Former Minister of Sports and Youth Development, Bolaji Abdulahi, has defended former President Goodluck Jonathan who had been roundly criticised as weak and clueless during his reign as the President of the Federal Republic of Nigeria from 2010-2015, saying that the former President was neither weak nor clueless.
Abdulahi made the assertion in Port Harcourt at the weekend, during the first quarter August Meeting organised by Education Champion League Committee for the review of his book “On A Platter Of Gold – How Jonathan Won and Lost Nigeria”.
The former Minister, who also served as the National Publicity Secretary of the All Progressives Congress (2016-2018), disagreed with the widely held claims that the former President was weak and clueless but instead described him as a patriot.
He said: “Definitely he’s not weak, definitely he’s not clueless from my experience. The most important thing I know about him is that he’s very patriotic. As a patriot he’s also someone who’s careful about how he uses power.

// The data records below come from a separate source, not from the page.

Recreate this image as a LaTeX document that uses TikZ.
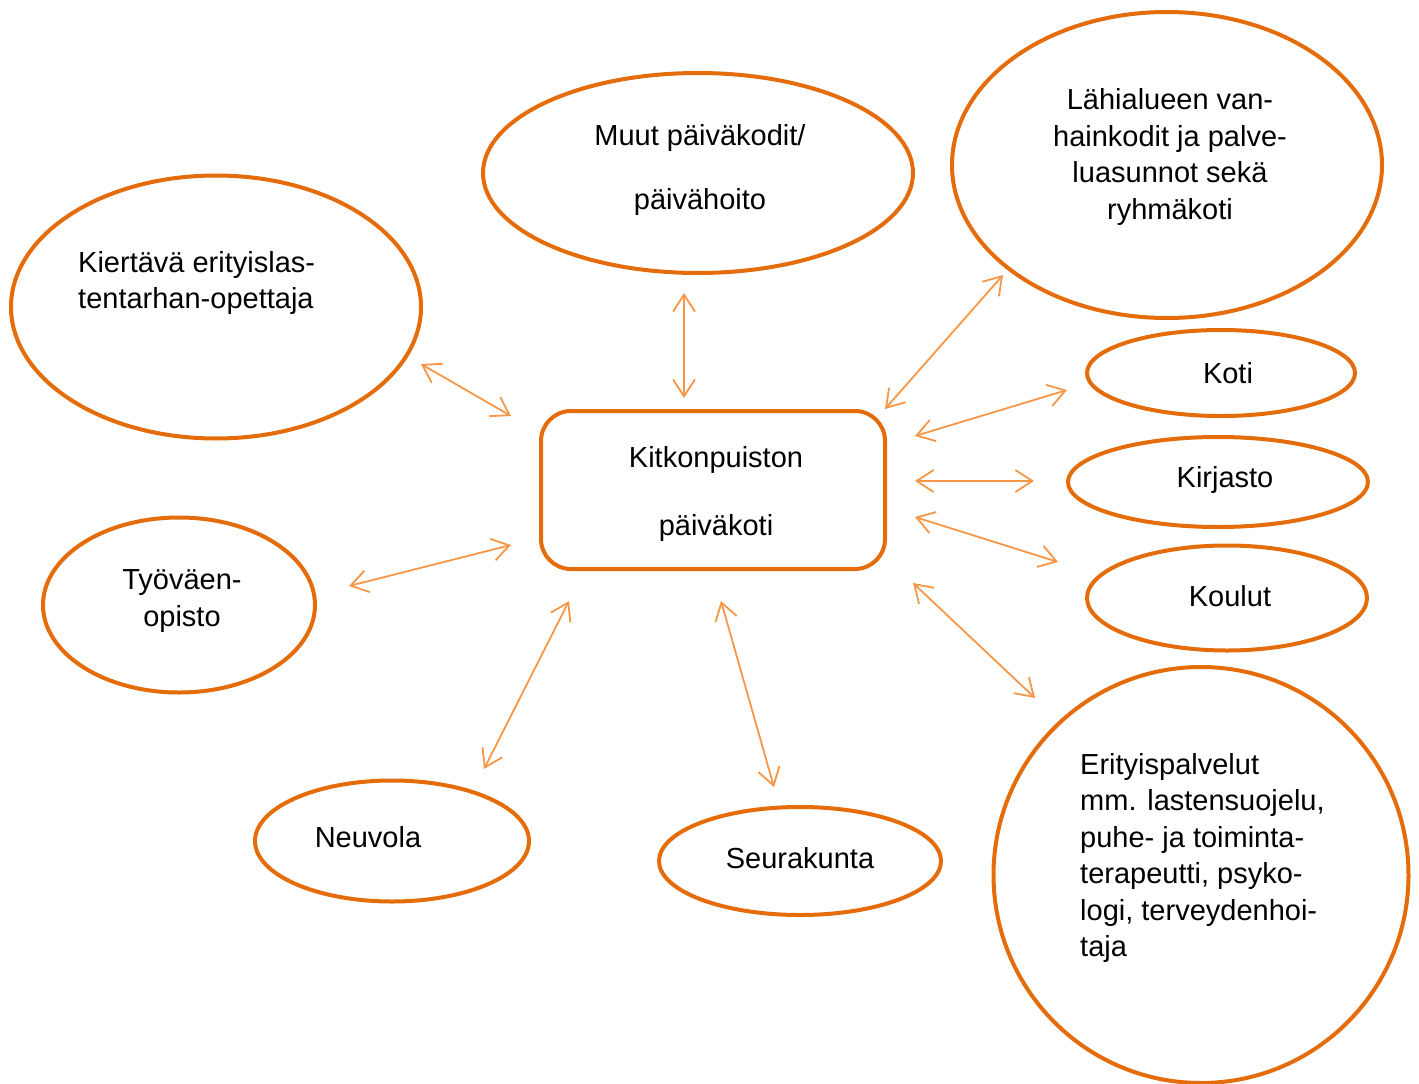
\documentclass[tikz,border=0pt]{standalone}
\usepackage{fontspec}
\setmainfont{Liberation Sans}
\usetikzlibrary{shapes.geometric,arrows.meta}
\definecolor{shapeorange}{HTML}{E46C0A}
\definecolor{arroworange}{HTML}{F79646}
\begin{document}
\begin{tikzpicture}[x=1pt,y=-1pt,
  oval/.style={draw=shapeorange,line width=4pt,ellipse,inner sep=0pt},
  centerbox/.style={draw=shapeorange,line width=4pt,rounded corners=30pt,inner sep=0pt,minimum width=344pt,minimum height=158pt},
  txt/.style={font=\fontsize{29}{36.5}\selectfont,inner sep=0pt,align=center},
  txtl/.style={font=\fontsize{29}{36.5}\selectfont,inner sep=0pt,align=left},
  link/.style={draw=arroworange,line width=1.8pt,{Straight Barb[length=17pt,width=22pt]}-{Straight Barb[length=17pt,width=22pt]}}
]
\useasboundingbox (0,0) rectangle (1419,1084);

% shapes
\node[oval,minimum width=430pt,minimum height=200pt] (muut) at (698,173) {};
\node[oval,minimum width=430pt,minimum height=306pt] (lahi) at (1167,165) {};
\node[oval,minimum width=410pt,minimum height=263pt] (kierta) at (216,307) {};
\node[centerbox] (kitko) at (713,490) {};
\node[oval,minimum width=268pt,minimum height=86pt] (koti) at (1221,373) {};
\node[oval,minimum width=300pt,minimum height=90pt] (kirja) at (1218,482) {};
\node[oval,minimum width=280pt,minimum height=105pt] (koulu) at (1227,598) {};
\node[oval,minimum width=415pt,minimum height=416pt] (erity) at (1201,875) {};
\node[oval,minimum width=272pt,minimum height=175pt] (tyova) at (179,605) {};
\node[oval,minimum width=274pt,minimum height=121pt] (neuvo) at (392,841) {};
\node[oval,minimum width=282pt,minimum height=108pt] (seura) at (800,861) {};

% texts
\node[txt,font=\fontsize{29}{64}\selectfont] (tmuut) at (700,170) {Muut päiväkodit/\\päivähoito};
\node[txt] (tlahi) at (1170,157) {Lähialueen van-\\hainkodit ja palve-\\luasunnot sekä\\ryhmäkoti};
\node[txtl,anchor=west] (tkierta) at (78,283) {Kiertävä erityislas-\\tentarhan-opettaja};
\node[txt,font=\fontsize{29}{68}\selectfont] (tkitko) at (716,494) {Kitkonpuiston\\päiväkoti};
\node[txt] (tkoti) at (1228,373) {Koti};
\node[txt] (tkirja) at (1225,480) {Kirjasto};
\node[txt] (tkoulu) at (1230,596) {Koulut};
\node[txtl,anchor=west] (terity) at (1080,858) {Erityispalvelut\\mm. lastensuojelu,\\puhe- ja toiminta-\\terapeutti, psyko-\\logi, terveydenhoi-\\taja};
\node[txt] (ttyova) at (182,601) {Työväen-\\opisto};
\node[txt] (tneuvo) at (368,837) {Neuvola};
\node[txt] (tseura) at (800,858) {Seurakunta};

% connector end points
\coordinate (a1) at (684,293); \coordinate (b1) at (684,398);
\coordinate (a2) at (421,364); \coordinate (b2) at (511,416);
\coordinate (a3) at (1003,275); \coordinate (b3) at (885,409);
\coordinate (a4) at (1067,390); \coordinate (b4) at (915,436);
\coordinate (a5) at (1034,481); \coordinate (b5) at (915,481);
\coordinate (a6) at (1058,562); \coordinate (b6) at (915,517);
\coordinate (a7) at (1035,698); \coordinate (b7) at (913,583);
\coordinate (a8) at (349,586); \coordinate (b8) at (511,545);
\coordinate (a9) at (484,769); \coordinate (b9) at (569,601);
\coordinate (a10) at (774,787); \coordinate (b10) at (721,601);

\foreach \i in {1,...,10} \draw[link] (a\i) -- (b\i);
\end{tikzpicture}
\end{document}
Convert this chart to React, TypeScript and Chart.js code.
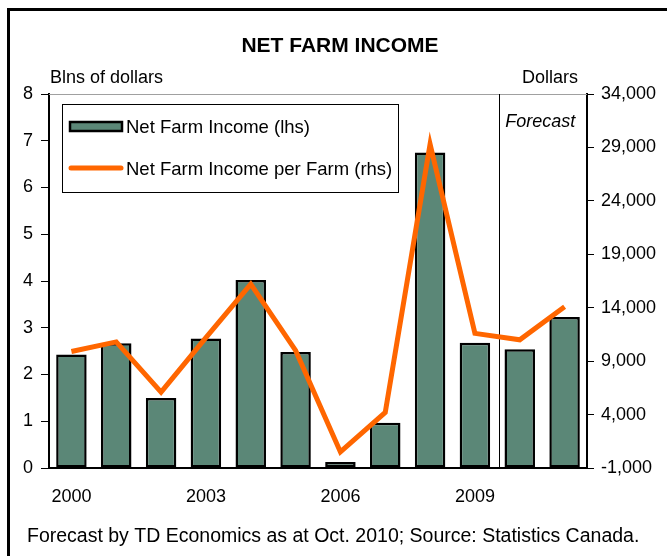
import React, { useEffect, useRef } from "react";
import { Chart, registerables } from "chart.js";

Chart.register(...registerables);

const years = ["2000", "2001", "2002", "2003", "2004", "2005", "2006", "2007", "2008", "2009", "2010", "2011"];
const incomeBlns = [2.43, 2.67, 1.5, 2.77, 4.02, 2.48, 0.13, 0.97, 6.75, 2.68, 2.54, 3.23];
const incomePerFarm = [9900, 10800, 6100, 11200, 16200, 10000, 500, 4200, 29300, 11600, 11000, 14100];
const leftAxis = { min: 0, max: 8, step: 1 };
const rightAxis = { min: -1000, max: 34000, step: 5000 };
const shownYearEvery = 3;
const forecastStartIndex = 10;

const titleText = "NET FARM INCOME";
const leftUnit = "Blns of dollars";
const rightUnit = "Dollars";
const forecastText = "Forecast";
const footerText = "Forecast by TD Economics as at Oct. 2010; Source: Statistics Canada.";
const seriesLabels = ["Net Farm Income (lhs)", "Net Farm Income per Farm (rhs)"];

const FONT = "'Liberation Sans', Arial, Helvetica, sans-serif";
const BAR_COLOR = "#5b8777";
const LINE_COLOR = "#ff6600";

const decorPlugin = {
  id: "decor",
  beforeDatasetsDraw(chart: any) {
    const ctx = chart.ctx;
    const { left, right, top, bottom } = chart.chartArea;
    const x = chart.scales.x;
    ctx.save();
    ctx.strokeStyle = "#a0a0a0";
    ctx.lineWidth = 1;
    ctx.beginPath();
    ctx.moveTo(left, top + 0.5);
    ctx.lineTo(right, top + 0.5);
    ctx.stroke();
    const fx = (x.getPixelForTick(forecastStartIndex - 1) + x.getPixelForTick(forecastStartIndex)) / 2 + 2;
    ctx.strokeStyle = "#000";
    ctx.lineWidth = 1;
    ctx.beginPath();
    ctx.moveTo(Math.round(fx) + 0.5, top);
    ctx.lineTo(Math.round(fx) + 0.5, bottom);
    ctx.stroke();
    ctx.restore();
  },
  afterDraw(chart: any) {
    const ctx = chart.ctx;
    const { left, right, top } = chart.chartArea;
    const x = chart.scales.x;
    ctx.save();
    ctx.fillStyle = "#000";
    ctx.fillRect(7, 8, 3, 548);
    ctx.fillRect(7, 8, 660, 3);

    ctx.fillStyle = "#000";
    ctx.textBaseline = "middle";
    ctx.textAlign = "center";
    ctx.font = `bold 21px ${FONT}`;
    ctx.fillText(titleText, 340, 46);

    ctx.font = `18px ${FONT}`;
    ctx.textAlign = "left";
    ctx.fillText(leftUnit, left + 1, 78);
    ctx.textAlign = "right";
    ctx.fillText(rightUnit, right - 9, 78);

    const fx = (x.getPixelForTick(forecastStartIndex - 1) + x.getPixelForTick(forecastStartIndex)) / 2 + 2;
    ctx.font = `italic 18px ${FONT}`;
    ctx.textAlign = "left";
    ctx.fillText(forecastText, fx + 6, top + 28);

    const lx = 62, ly = 104, lw = 336, lh = 88;
    ctx.fillStyle = "#fff";
    ctx.fillRect(lx, ly, lw, lh);
    ctx.strokeStyle = "#000";
    ctx.lineWidth = 1;
    ctx.strokeRect(lx + 0.5, ly + 0.5, lw, lh);
    ctx.fillStyle = BAR_COLOR;
    ctx.fillRect(70, 122, 52, 9);
    ctx.lineWidth = 2.5;
    ctx.strokeStyle = "#000";
    ctx.strokeRect(70, 122, 52, 9);
    ctx.strokeStyle = LINE_COLOR;
    ctx.lineWidth = 5;
    ctx.lineCap = "round";
    ctx.beginPath();
    ctx.moveTo(71, 168);
    ctx.lineTo(121, 168);
    ctx.stroke();
    ctx.fillStyle = "#000";
    ctx.font = `18.5px ${FONT}`;
    ctx.textAlign = "left";
    ctx.fillText(chart.data.datasets[0].label, 126, 128);
    ctx.fillText(chart.data.datasets[1].label, 126, 170);

    ctx.font = `19.5px ${FONT}`;
    ctx.fillText(footerText, 27, 537);
    ctx.restore();
  },
};

export default function App() {
  const canvasRef = useRef<HTMLCanvasElement | null>(null);

  useEffect(() => {
    if (!canvasRef.current) return;
    const chart = new Chart(canvasRef.current, {
      type: "bar",
      data: {
        labels: years,
        datasets: [
          {
            type: "bar",
            label: seriesLabels[0],
            data: incomeBlns,
            backgroundColor: BAR_COLOR,
            borderColor: "#000",
            borderWidth: 2.5,
            borderSkipped: false,
            barPercentage: 0.68,
            categoryPercentage: 1,
            yAxisID: "y",
            order: 2,
          },
          {
            type: "line",
            label: seriesLabels[1],
            data: incomePerFarm,
            borderColor: LINE_COLOR,
            backgroundColor: LINE_COLOR,
            borderWidth: 5,
            pointRadius: 0,
            tension: 0,
            yAxisID: "y1",
            order: 1,
          },
        ],
      },
      options: {
        responsive: false,
        animation: false,
        devicePixelRatio: 1,
        layout: { padding: { top: 94, bottom: 48, left: 0, right: 0 } },
        plugins: {
          legend: { display: false },
          title: { display: false },
          tooltip: { enabled: false },
        },
        scales: {
          x: {
            type: "category",
            offset: true,
            grid: { display: false, drawTicks: false },
            border: { display: true, color: "#000", width: 2 },
            ticks: {
              autoSkip: false,
              maxRotation: 0,
              padding: 18,
              color: "#000",
              font: { family: FONT, size: 18 },
              callback: (_v: any, i: number) => (i % shownYearEvery === 0 ? years[i] : ""),
            },
            afterFit: (s: any) => {
              s.height = 40;
            },
          },
          y: {
            position: "left",
            min: leftAxis.min,
            max: leftAxis.max,
            grid: { display: true, drawOnChartArea: false, drawTicks: true, tickLength: 8, color: "#000", lineWidth: 1 },
            border: { display: true, color: "#000", width: 2 },
            ticks: {
              stepSize: leftAxis.step,
              padding: 8,
              color: "#000",
              font: { family: FONT, size: 18 },
            },
            afterFit: (s: any) => {
              s.width = 49;
            },
          },
          y1: {
            position: "right",
            min: rightAxis.min,
            max: rightAxis.max,
            grid: { display: true, drawOnChartArea: false, drawTicks: true, tickLength: 7, color: "#000", lineWidth: 1 },
            border: { display: true, color: "#000", width: 2 },
            ticks: {
              stepSize: rightAxis.step,
              padding: 7,
              color: "#000",
              font: { family: FONT, size: 18 },
              callback: (v: any) => Number(v).toLocaleString("en-US"),
            },
            afterFit: (s: any) => {
              s.width = 80;
            },
          },
        },
      },
      plugins: [decorPlugin],
    } as any);
    return () => chart.destroy();
  }, []);

  return (
    <div style={{ position: "fixed", left: 0, top: 0, width: 667, height: 556, background: "#fff" }}>
      <canvas ref={canvasRef} width={667} height={556} style={{ display: "block", width: 667, height: 556 }} />
    </div>
  );
}
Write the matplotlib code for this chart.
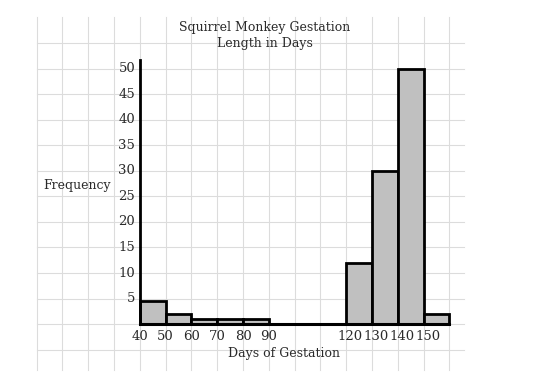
#!/usr/bin/env python3
import matplotlib
matplotlib.use('Agg')
import matplotlib.pyplot as plt

# histogram data (days of gestation, frequency)
bin_edges = [40, 50, 60, 70, 80, 90, 100, 110, 120, 130, 140, 150, 160]
counts = [4.5, 2, 1, 1, 1, 0, 0, 0, 12, 30, 50, 2]
x_ticks = [40, 50, 60, 70, 80, 90, 120, 130, 140, 150]
y_ticks = [5, 10, 15, 20, 25, 30, 35, 40, 45, 50]

title = "Squirrel Monkey Gestation\nLength in Days"
xlabel = "Days of Gestation"
ylabel = "Frequency"


def main():
    fig = plt.figure(figsize=(5.56, 3.85), dpi=100)
    ax = fig.add_axes([0, 0, 1, 1])
    ax.set_xlim(-14.2, 201.3)
    ax.set_ylim(-11.9, 63.4)
    ax.axis('off')

    font = 'DejaVu Serif'
    tcol = '#2a2a2a'
    gcol = '#dcdcdc'

    # graph paper
    for gx in range(0, 161, 10):
        ax.plot([gx, gx], [-9, 60], color=gcol, lw=0.8, zorder=0)
    for gy in range(-5, 56, 5):
        ax.plot([0, 165.5], [gy, gy], color=gcol, lw=0.8, zorder=0)

    ax.bar(bin_edges[:-1], counts, width=10, align='edge', color='#c0c0c0',
           edgecolor='black', linewidth=2.0, zorder=2)

    # axes lines
    ax.plot([40, 40], [0, 51.7], color='black', lw=2.0, zorder=3)
    ax.plot([40, 160], [0, 0], color='black', lw=2.2, zorder=3)

    for t in y_ticks:
        ax.text(38.2, t, str(t), ha='right', va='center', fontsize=9.5,
                family=font, color=tcol)
    for t in x_ticks:
        # three digit labels are squeezed a bit to the right, as in the sketch
        xo = 1.5 if t >= 100 else 0
        ax.text(t + xo, -2.5, str(t), ha='center', va='center', fontsize=9.5,
                family=font, color=tcol)

    ax.text(96, -5.8, xlabel, ha='center', va='center', fontsize=9,
            family=font, color=tcol)
    ax.text(15.5, 27.2, ylabel, ha='center', va='center', fontsize=9,
            family=font, color=tcol)
    ax.text(88.5, 56.4, title, ha='center', va='center', fontsize=9,
            family=font, color=tcol, linespacing=1.3)

    fig.savefig('out.png', dpi=100)


if __name__ == '__main__':
    main()
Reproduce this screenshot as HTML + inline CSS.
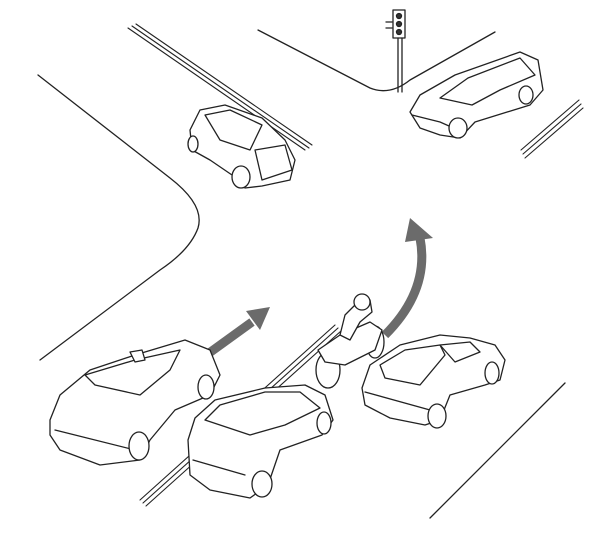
<!DOCTYPE html>
<html><head><meta charset="utf-8"><style>
html,body{margin:0;padding:0;background:#fff;width:600px;height:558px;overflow:hidden}
</style></head><body>
<svg width="600" height="558" viewBox="0 0 600 558" xmlns="http://www.w3.org/2000/svg" fill="none" stroke="#222" stroke-width="1.3" stroke-linecap="round" stroke-linejoin="round">
<!-- road edges -->
<path d="M38 75 L170 178 Q205 205 198 228 Q190 250 160 270 L40 360"/>
<path d="M258 30 L370 88 Q390 96 410 80 L495 32"/>
<path d="M430 518 L565 383"/>
<!-- triple lines -->
<g stroke-width="1.1">
<path d="M128 28 L305 150"/><path d="M132 26 L309 148"/><path d="M136 24 L312 145"/>
<path d="M525 158 L583 108"/><path d="M523 154 L581 104"/><path d="M521 150 L579 100"/>
<path d="M140 500 L335 325"/><path d="M143 503 L338 328"/><path d="M146 506 L341 331"/>
</g>
<!-- traffic light -->
<rect x="393" y="10" width="12" height="28" fill="#fff"/>
<circle cx="399" cy="16" r="2.5" fill="#333"/><circle cx="399" cy="24" r="2.5" fill="#333"/><circle cx="399" cy="32" r="2.5" fill="#333"/>
<path d="M386 28 L392 28 M386 22 L392 22"/>
<path d="M398 38 L398 92 M402 38 L402 92"/>
<!-- arrows -->
<path d="M205 356 L252 322" stroke="#6b6b6b" stroke-width="9" stroke-linecap="butt"/>
<path d="M246 311 L270 307 L260 330 Z" fill="#6b6b6b" stroke="none"/>
<path d="M385 335 Q430 290 420 238" stroke="#6b6b6b" stroke-width="9" stroke-linecap="butt"/>
<path d="M405 242 L410 218 L433 238 Z" fill="#6b6b6b" stroke="none"/>
<g fill="#fff">
<!-- top small car -->
<path d="M190 130 L200 110 L225 105 L262 118 L285 140 L295 160 L290 180 L262 186 L245 188 L232 175 L210 160 L192 150 Z"/>
<path d="M205 115 L230 110 L262 125 L250 150 L220 140 Z"/>
<path d="M255 150 L285 145 L292 170 L262 180 Z"/>
<ellipse cx="241" cy="177" rx="9" ry="11" fill="#fff"/>
<ellipse cx="193" cy="144" rx="5" ry="8"/>
<!-- top right wagon -->
<path d="M410 112 L420 95 L455 75 L520 52 L538 60 L543 90 L530 105 L475 122 L460 138 L440 135 L420 128 Z"/>
<path d="M440 98 L468 78 L520 58 L535 75 L500 90 L472 105 Z"/>
<path d="M412 115 L440 122 L458 130"/>
<ellipse cx="458" cy="128" rx="9" ry="10"/>
<ellipse cx="526" cy="95" rx="7" ry="9"/>
<!-- taxi -->
<path d="M50 420 L60 395 L90 370 L135 355 L185 340 L210 350 L220 375 L210 395 L175 410 L150 440 L140 460 L100 465 L60 450 L50 435 Z"/>
<path d="M85 375 L135 360 L180 350 L170 370 L140 395 L95 385 Z"/>
<path d="M130 352 L135 362 L145 360 L142 350 Z"/>
<path d="M55 430 L135 450" />
<ellipse cx="139" cy="446" rx="10" ry="14"/>
<ellipse cx="206" cy="387" rx="8" ry="12"/>
<!-- minivan -->
<path d="M188 440 L195 418 L215 400 L265 388 L305 385 L325 395 L333 420 L322 435 L280 450 L268 485 L250 498 L210 490 L190 475 Z"/>
<path d="M205 420 L220 405 L265 392 L300 392 L320 408 L285 425 L250 435 Z"/>
<path d="M193 460 L245 475"/>
<ellipse cx="262" cy="484" rx="10" ry="13"/>
<ellipse cx="324" cy="423" rx="7" ry="11"/>
<!-- motorcycle -->
<ellipse cx="328" cy="370" rx="12" ry="18"/>
<ellipse cx="375" cy="342" rx="9" ry="16"/>
<path d="M318 350 L340 335 L370 322 L382 330 L375 350 L345 365 L325 362 Z"/>
<path d="M340 335 L345 315 L355 305 L362 298 L370 300 L372 312 L360 322 L350 340 Z"/>
<circle cx="362" cy="302" r="8"/>
<!-- right sedan -->
<path d="M362 388 L370 365 L400 345 L440 335 L470 338 L495 345 L505 360 L500 380 L485 385 L450 395 L440 420 L425 425 L390 418 L365 405 Z"/>
<path d="M380 365 L405 350 L440 345 L445 355 L420 385 L385 378 Z"/>
<path d="M440 345 L470 342 L480 352 L455 362 Z"/>
<path d="M365 392 L430 410"/>
<ellipse cx="437" cy="416" rx="9" ry="12"/>
<ellipse cx="492" cy="373" rx="7" ry="11"/>
</g>
</svg>
</body></html>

“He understood the enormity of the powers of the President and he used to say that if he uses 30 percent of his power as President of Nigeria, he will become a dictator. So he’s someone who is careful and who is also reluctant to hurt people. So because of his reluctance to hurt people, it’s possible that some will interpret it to mean that he’s clueless”.
“Some of the things that he did at the time, some other people have done the same and even worse. So I think he was just a victim of the kind of politics of that time. I think if he had been president at this time, he would probably have had a different approach”.
Abdulahi who also is the author of “Sweet Sixteen”, described his latest book as an attempt of “a journalist trying to practice history”, saying he was inspired to write the book a long time ago.
He added that as a Minister, he did not see every event that played out from the point of view of a typical Nigerian politician but as a technocrat and a journalist with the irresistible urge to document what he saw in Nigerian power play.
He stressed; “I saw everything in government from a news angle, but soon realized that I couldn’t report all that I saw in government. I saw myself mainly as a journalist and technocrat not as a politician and realized that I was excluding myself from the mainstream but the journalistic instinct in me took a better part, so the book came forth”.
The former Minister, while commending the organisers of the event, added that what inspired him to write the book was to document for posterity the inner political intrigues, complications and complexities that played out during the former President’s meteoric rise to the highest office in Nigeria as President and his eventual loss of the coveted office.
Abdullahi said he was elated that the review of his book was part of the programme of the first quarter “August Meeting” by the organisers who also used the occasion to launch the Port Harcourt Education Champions League.